The paper completes the characterization of those complete separable metric spaces in which the k‑nearest neighbour (k‑NN) classifier is universally consistent. Three conditions are shown to be equivalent: (1) universal consistency of the k‑NN rule, (2) the strong Lebesgue–Besicovitch differentiation property for every locally finite Borel measure, and (3) σ‑finite Nagata dimension. The implications (2)⇒(1) (Cérou‑Guyader, 2006) and (3)⇔(2) (Preiss, 1983; detailed by Assouad‑de Gromard, 2006) were already known; the missing direction (1)⇒(3) is proved here (Theorem 1.2).

The proof constructs, for any complete separable space that is not σ‑finite dimensional, a Borel probability measure μ and a binary regression function η taking values {0,1} with equal probability. Using a sequence k_n→∞ with k_n/n→0, the k‑NN classifier’s error does not converge to the Bayes error (which is zero in this construction). The measure extends Preiss’s construction from ℓ² to arbitrary non‑σ‑finite spaces, showing that lack of Nagata dimension prevents the strong differentiation property, and consequently prevents universal consistency.

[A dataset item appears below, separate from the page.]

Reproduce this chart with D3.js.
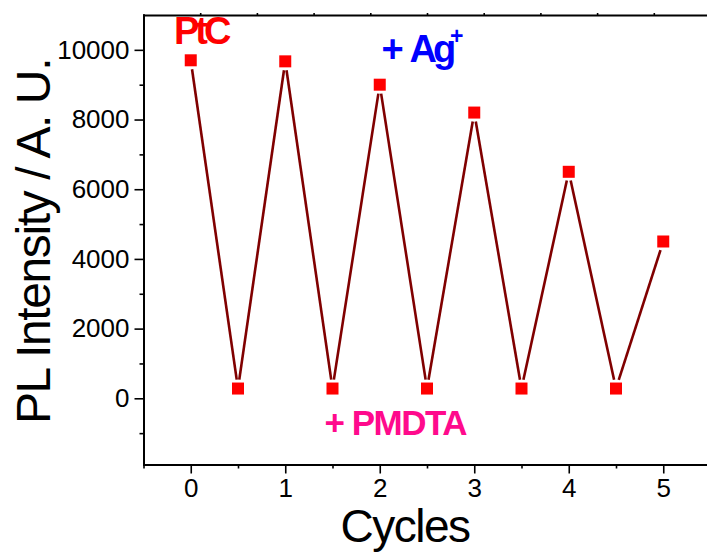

The paper also clarifies that the weak Lebesgue–Besicovitch property (convergence in measure) is insufficient for consistency. Two counter‑examples are provided: a recent construction by Käenmäki, Rajala and Suomala (2021) and, more strikingly, the Heisenberg group equipped with the Carnot–Cygan–Korányi metric. Although the Heisenberg group satisfies the weak differentiation property for every measure, it fails to be σ‑finite dimensional, and thus k‑NN is not universally consistent there. This corrects an erroneous claim in Kumari and Pestov (2024).

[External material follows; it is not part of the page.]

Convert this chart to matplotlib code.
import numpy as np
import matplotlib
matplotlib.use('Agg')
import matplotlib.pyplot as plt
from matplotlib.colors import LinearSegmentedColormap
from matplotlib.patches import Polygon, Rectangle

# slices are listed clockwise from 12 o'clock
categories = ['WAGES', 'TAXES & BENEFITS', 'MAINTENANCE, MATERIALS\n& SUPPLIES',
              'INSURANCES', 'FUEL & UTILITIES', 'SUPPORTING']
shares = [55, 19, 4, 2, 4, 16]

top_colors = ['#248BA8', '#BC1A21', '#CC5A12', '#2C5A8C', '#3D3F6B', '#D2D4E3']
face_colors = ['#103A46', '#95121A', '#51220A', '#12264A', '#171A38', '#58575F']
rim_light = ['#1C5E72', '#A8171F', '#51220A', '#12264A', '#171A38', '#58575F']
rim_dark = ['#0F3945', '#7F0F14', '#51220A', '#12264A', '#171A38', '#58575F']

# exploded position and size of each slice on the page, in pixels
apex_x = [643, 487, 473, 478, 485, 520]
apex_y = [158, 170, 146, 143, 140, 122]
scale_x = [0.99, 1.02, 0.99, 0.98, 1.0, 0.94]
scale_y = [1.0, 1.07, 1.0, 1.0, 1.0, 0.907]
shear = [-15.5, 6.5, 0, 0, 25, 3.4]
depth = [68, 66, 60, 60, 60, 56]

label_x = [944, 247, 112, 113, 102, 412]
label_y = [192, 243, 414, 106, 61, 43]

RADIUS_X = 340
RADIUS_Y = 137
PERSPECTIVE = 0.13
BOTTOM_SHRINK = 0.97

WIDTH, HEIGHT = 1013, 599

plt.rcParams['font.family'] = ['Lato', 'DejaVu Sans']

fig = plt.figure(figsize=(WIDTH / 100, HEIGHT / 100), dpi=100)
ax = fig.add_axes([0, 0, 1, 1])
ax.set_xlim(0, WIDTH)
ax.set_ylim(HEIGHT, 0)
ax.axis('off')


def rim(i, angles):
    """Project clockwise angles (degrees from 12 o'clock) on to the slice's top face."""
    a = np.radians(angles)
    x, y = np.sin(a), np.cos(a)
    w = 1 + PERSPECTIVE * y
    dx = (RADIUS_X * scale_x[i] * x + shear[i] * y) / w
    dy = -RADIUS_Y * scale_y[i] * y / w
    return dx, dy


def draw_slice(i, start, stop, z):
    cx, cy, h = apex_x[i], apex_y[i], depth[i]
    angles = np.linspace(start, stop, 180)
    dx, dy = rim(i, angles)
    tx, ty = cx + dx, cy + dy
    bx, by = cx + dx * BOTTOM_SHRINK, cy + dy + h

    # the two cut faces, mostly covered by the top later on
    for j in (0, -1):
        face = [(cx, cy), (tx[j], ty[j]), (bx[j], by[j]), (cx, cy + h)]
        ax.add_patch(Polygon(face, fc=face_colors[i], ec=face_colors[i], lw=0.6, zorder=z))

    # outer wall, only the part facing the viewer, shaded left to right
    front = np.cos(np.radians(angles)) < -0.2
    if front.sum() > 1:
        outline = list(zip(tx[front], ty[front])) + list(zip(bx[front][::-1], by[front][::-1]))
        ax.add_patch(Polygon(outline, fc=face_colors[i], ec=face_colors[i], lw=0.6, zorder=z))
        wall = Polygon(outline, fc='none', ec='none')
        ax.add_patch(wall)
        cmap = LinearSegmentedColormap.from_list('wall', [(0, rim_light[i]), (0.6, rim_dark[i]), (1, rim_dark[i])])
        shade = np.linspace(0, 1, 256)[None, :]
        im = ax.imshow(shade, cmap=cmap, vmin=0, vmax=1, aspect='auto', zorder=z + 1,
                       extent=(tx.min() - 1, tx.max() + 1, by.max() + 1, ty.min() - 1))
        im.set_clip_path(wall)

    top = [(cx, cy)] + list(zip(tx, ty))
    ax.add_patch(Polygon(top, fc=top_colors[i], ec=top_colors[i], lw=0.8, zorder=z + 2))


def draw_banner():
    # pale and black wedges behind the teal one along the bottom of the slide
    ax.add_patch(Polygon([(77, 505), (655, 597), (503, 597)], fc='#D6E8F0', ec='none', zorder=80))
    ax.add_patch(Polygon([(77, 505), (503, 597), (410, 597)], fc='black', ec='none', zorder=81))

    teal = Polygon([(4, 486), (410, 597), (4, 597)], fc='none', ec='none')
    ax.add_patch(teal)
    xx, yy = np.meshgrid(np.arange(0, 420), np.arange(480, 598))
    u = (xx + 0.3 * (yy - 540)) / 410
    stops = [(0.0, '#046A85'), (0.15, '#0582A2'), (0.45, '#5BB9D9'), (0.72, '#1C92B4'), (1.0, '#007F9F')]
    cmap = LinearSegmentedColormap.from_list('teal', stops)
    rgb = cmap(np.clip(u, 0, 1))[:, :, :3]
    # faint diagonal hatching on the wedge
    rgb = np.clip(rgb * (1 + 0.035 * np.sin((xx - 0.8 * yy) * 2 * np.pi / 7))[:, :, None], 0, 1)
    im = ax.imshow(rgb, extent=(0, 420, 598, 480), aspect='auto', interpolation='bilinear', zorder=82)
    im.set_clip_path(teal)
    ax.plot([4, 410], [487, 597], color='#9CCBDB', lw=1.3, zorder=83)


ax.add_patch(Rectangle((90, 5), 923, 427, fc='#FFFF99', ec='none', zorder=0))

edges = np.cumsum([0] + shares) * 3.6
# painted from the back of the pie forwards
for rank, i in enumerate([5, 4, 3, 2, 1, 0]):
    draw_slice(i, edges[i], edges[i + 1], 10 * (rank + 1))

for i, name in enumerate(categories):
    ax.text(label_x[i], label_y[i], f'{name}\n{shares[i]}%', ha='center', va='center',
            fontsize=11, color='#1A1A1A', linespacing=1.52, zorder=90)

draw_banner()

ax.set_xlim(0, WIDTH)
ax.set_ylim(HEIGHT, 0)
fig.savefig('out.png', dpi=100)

A further surprising result is that even on the real line ℝ one can define a metric uniformly equivalent to the usual Euclidean distance such that the k‑NN rule fails to be universally consistent. This demonstrates that mere uniform equivalence of metrics does not guarantee the preservation of consistency.

Finally, the authors add a fourth equivalent condition, the Cover–Hart property: the asymptotic error of the 1‑NN classifier is at most twice the Bayes error. Theorem 1.3 shows that this property is equivalent to the three conditions above, extending the classical Euclidean result of Cover and Hart to the general metric setting.

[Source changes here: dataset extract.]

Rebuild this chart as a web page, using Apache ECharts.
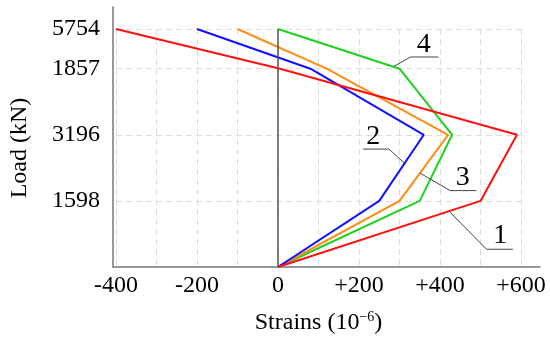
<!DOCTYPE html>
<html><head><meta charset="utf-8">
<script src="https://cdn.jsdelivr.net/npm/echarts@6/dist/echarts.min.js"></script>
<style>html,body{margin:0;padding:0;background:#fff}#c{width:550px;height:347px}</style>
</head><body><div id="c"></div>
<script>
const loadTicks = [1598, 3196, 4794, 5754];
const loadTickLabels = ['1598', '3196', '1857', '5754'];
const strainTicks = [-400, -200, 0, 200, 400, 600];
const curve1 = [[0,0],[500,1598],[590,3196],[5,4794],[-400,5754]];
const curve2 = [[0,0],[250,1598],[360,3196],[80,4794],[-200,5754]];
const curve3 = [[0,0],[300,1598],[420,3196],[120,4794],[-100,5754]];
const curve4 = [[0,0],[350,1598],[430,3196],[300,4794],[0,5754]];
const annotationNames = ['1','2','3','4'];
const annotationText = [[549,758],[235,3155],[456,2172],[360,5375]];
const annotationLeaders = [
  [[425,1324],[515,429],[580,429]],
  [[210,2850],[274,2850],[315,2487]],
  [[351,2269],[425,1847],[490,1847]],
  [[286,4850],[327,5077],[396,5077]]
];

const FONT = '"Liberation Serif", "Times New Roman", serif';
const leaderData = [];
annotationLeaders.forEach((seg, i) => { if (i) leaderData.push('-'); seg.forEach(p => leaderData.push(p)); });

const chart = echarts.init(document.getElementById('c'));
const lineSeries = (data, color) => ({
  type: 'line', xAxisIndex: 1, yAxisIndex: 1, data, symbol: 'none', silent: true,
  lineStyle: { color, width: 2 }, animation: false
});
chart.setOption({
  backgroundColor: '#fff',
  animation: false,
  grid: [
    { left: 113, top: 7, right: 10, bottom: 80 },
    { left: 113, top: 29, right: 29, bottom: 80 }
  ],
  xAxis: [
    { type: 'value', gridIndex: 0, min: -400, max: 650,
      axisLine: { show: true, onZero: false, lineStyle: { color: '#777', width: 1.5 } },
      axisTick: { show: false }, axisLabel: { show: false }, splitLine: { show: false } },
    { type: 'value', gridIndex: 1, min: -400, max: 600, interval: 100,
      axisLine: { show: false }, axisTick: { show: false },
      axisLabel: { customValues: strainTicks, fontFamily: FONT, fontSize: 24, color: '#000', margin: 7,
        formatter: v => (v > 0 ? '+' + v : String(v)) },
      splitLine: { show: true, lineStyle: { color: '#dcdcdc', type: [6, 4], width: 1 } },
      name: '{a|Strains (10}{s|−6}{a|)}', nameLocation: 'middle', nameGap: 43,
      nameTextStyle: { rich: {
        a: { fontFamily: FONT, fontSize: 24, color: '#000' },
        s: { fontFamily: FONT, fontSize: 14, color: '#000', padding: [0, 0, 12, 0] } } } }
  ],
  yAxis: [
    { type: 'value', gridIndex: 0, min: 0, max: 6300,
      axisLine: { show: true, onZero: false, lineStyle: { color: '#777', width: 1.5 } },
      axisTick: { show: false }, axisLabel: { show: false }, splitLine: { show: false } },
    { type: 'value', gridIndex: 1, min: 0, max: 5754,
      axisLine: { show: false },
      axisTick: { show: false, customValues: loadTicks },
      axisLabel: { show: false, customValues: loadTicks },
      splitLine: { show: true, lineStyle: { color: '#dcdcdc', type: [6, 4], width: 1 } },
      name: 'Load (kN)', nameLocation: 'middle', nameGap: 84, nameRotate: 90,
      nameTextStyle: { fontFamily: FONT, fontSize: 24, color: '#000' } }
  ],
  series: [
    { type: 'line', xAxisIndex: 1, yAxisIndex: 1, data: [], silent: true,
      markLine: { symbol: 'none', silent: true, label: { show: false },
        lineStyle: { color: '#555', type: 'solid', width: 1.5 }, data: [{ xAxis: 0 }] } },
    lineSeries(curve4, '#1fd11f'),
    lineSeries(curve3, '#ff8c14'),
    lineSeries(curve2, '#1010ff'),
    lineSeries(curve1, '#ff1010'),
    { type: 'line', xAxisIndex: 1, yAxisIndex: 1, data: leaderData, symbol: 'none', silent: true,
      connectNulls: false, lineStyle: { color: '#444', width: 1 } },
    { type: 'custom', xAxisIndex: 1, yAxisIndex: 1, data: annotationText, silent: true,
      renderItem: (params, api) => {
        const p = api.coord([api.value(0), api.value(1)]);
        return { type: 'text', x: p[0], y: p[1], style: {
          text: annotationNames[params.dataIndex], fontFamily: FONT, fontSize: 28,
          fill: '#000', align: 'center', verticalAlign: 'middle' } };
      } },
    { type: 'custom', xAxisIndex: 1, yAxisIndex: 1, data: loadTicks.map(v => [-400, v]), silent: true,
      clip: false,
      renderItem: (params, api) => {
        const p = api.coord([api.value(0), api.value(1)]);
        return { type: 'text', x: p[0] - 16, y: p[1], style: {
          text: loadTickLabels[params.dataIndex], fontFamily: FONT, fontSize: 24,
          fill: '#000', align: 'right', verticalAlign: 'middle' } };
      } }
  ]
});
</script></body></html>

The paper is organized as follows. Section 2 sets up the statistical learning framework, defines the k‑NN rule, and discusses tie‑breaking procedures. Section 3 reviews Nagata dimension and σ‑finite dimensionality. Section 4 contains the proof of (1)⇒(3) via the generalized Preiss measure. Section 5 discusses the insufficiency of the weak differentiation property, with the Heisenberg group example. Section 6 constructs the pathological metric on ℝ. Section 7 proves the equivalence with the Cover–Hart property.

In summary, the work unifies three seemingly disparate concepts—strong differentiation of measures, a combinatorial dimension notion from topology, and a classic performance bound for nearest‑neighbour classifiers—into a single equivalence class. This provides a precise, mathematically rigorous criterion for when k‑NN (and 1‑NN) can be expected to work universally, and it highlights the delicate role of the underlying metric in non‑Euclidean spaces.